I’ll say this right now – BUY from zappos.
I wanted to talk to zappos in order to understand what they were doing to engage their employees. We all know about the wild costumes and the impromptu parades… but I figured there had to be more.
I was secretly hoping there would be a bunch of traditional incentives programs driving performance with a layer of press-pleasing “engagement” activities as icing.
And I was mostly wrong.
I was hoping for more Glengarry Glenn Ross and got… dare I say it… Dan Pink.

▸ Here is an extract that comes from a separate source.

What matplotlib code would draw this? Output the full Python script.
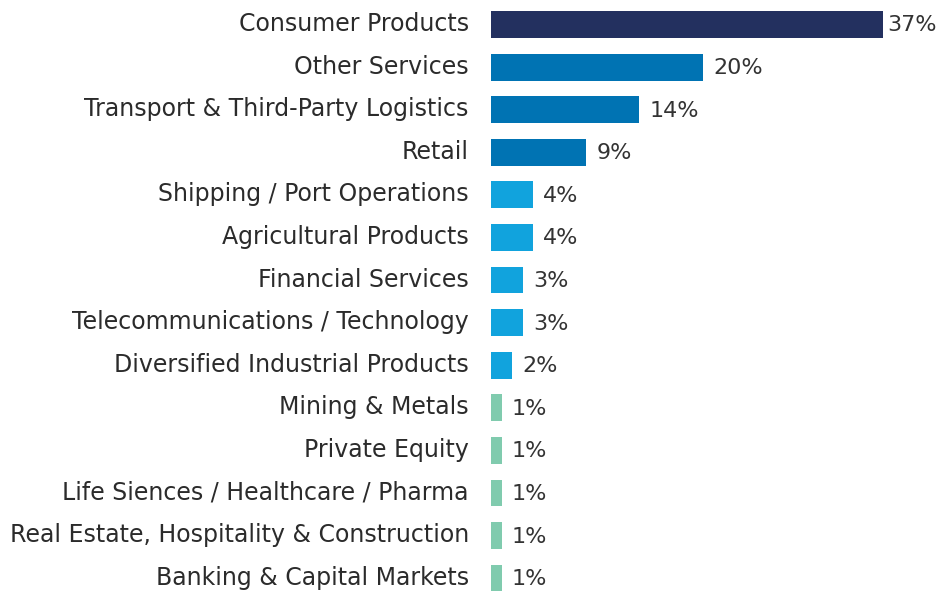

It’s All About The Foundation
Jamie outlined a few of the various ways zappos engages their 1900 employees (1,000 in the KY warehouse and 900 in Henderson, NV.) Approximately 400 are call center employees (about ½ the NV contingent) and the rest are split between Merchandising, IT, Administration, etc. Jamie has been with zappos for almost 6 years and has been witness, and party to, the tremendous growth in their employee base. Jamie noted that when she started working with zappos there was just a hair under 200 employees. So she’s seen 10-fold growth as well.
Zappos is Doing it Backwards – By Conventional Standards
So the question is – “How do you manage that kind of growth and keep engagement high?”
The answer is: By having a strong corporate culture and hiring to that culture. And most importantly – recognize to that culture.
Zappos is famous for their 10 core values and when Jamie and I were talking about them I jotted down a note to make this point…
Most companies create a mission and values statement on what they “want” to be known for and then hire for positions and hope they can convert the new hires to the values prominently displayed in the visitor’s waiting area of the company. Zappos, on the other hand, created a mission/values statement based on what they “are” – and hired people to that standard.
Do you see the profound difference? Zappos “is” something (driven mostly by Tony Hsieh in the early days – and then codified in 2006 or so.) Zappos finds people that match them culturally – instead of just looking for skill sets. The combination of skills and culture is what separates zappos.
Now I recognize zappos is an outlier – an anomaly.
But as we’ve talked before on this site – driving performance requires that you look for positive deviants – those that are doing it different AND getting results. Zappos is a positive deviant.
It’s easy to say these things and much harder to do them. Part II of this series will talk about some specific things done at zappos that prove they walk the walk.
So I’ll end post one of my three-post series with this quote from Jamie…
“You can have all the incentives, recognition and rewards you want, but they are worthless without a foundation.”
And that foundation is a ruthless focus on protecting the corporate culture. I know it’s not news. We can see thousands of tweets a day about culture driving performance. But there is a big difference between saying you’ll go on a diet tomorrow and going on a diet NOW.
To quote management guru Elvis Costello…
But everybody is going through the motions
Everybody is going through the motions
Are you really only going through the motions?
Lip service is all you'll ever get from me
Lip service is all you'll ever get from me
Lip service is all you'll ever get from me
Zappos doesn’t give lip service.
Next post – what specifically did I learn about zappos reward and incentive initiatives?
Paul... Good post about zappos. Interesting how it's all about the company culture first and then skill set. At RAZR we take the same approach - how will someone fit into our company culture and be part of a well performing team. Look foward to parts 2 &3!
John
Posted by: John Cella | August 25, 2010 at 12:22 PM
To me that's the key thing here... they don't mess around and "hope" someone will fit in. Regardless of the person's performance history - culture is first and foremost. Too often companies hire someone with a big resume and forget that they still need to get along and advance the core culture of the company. Thanks for weighing in.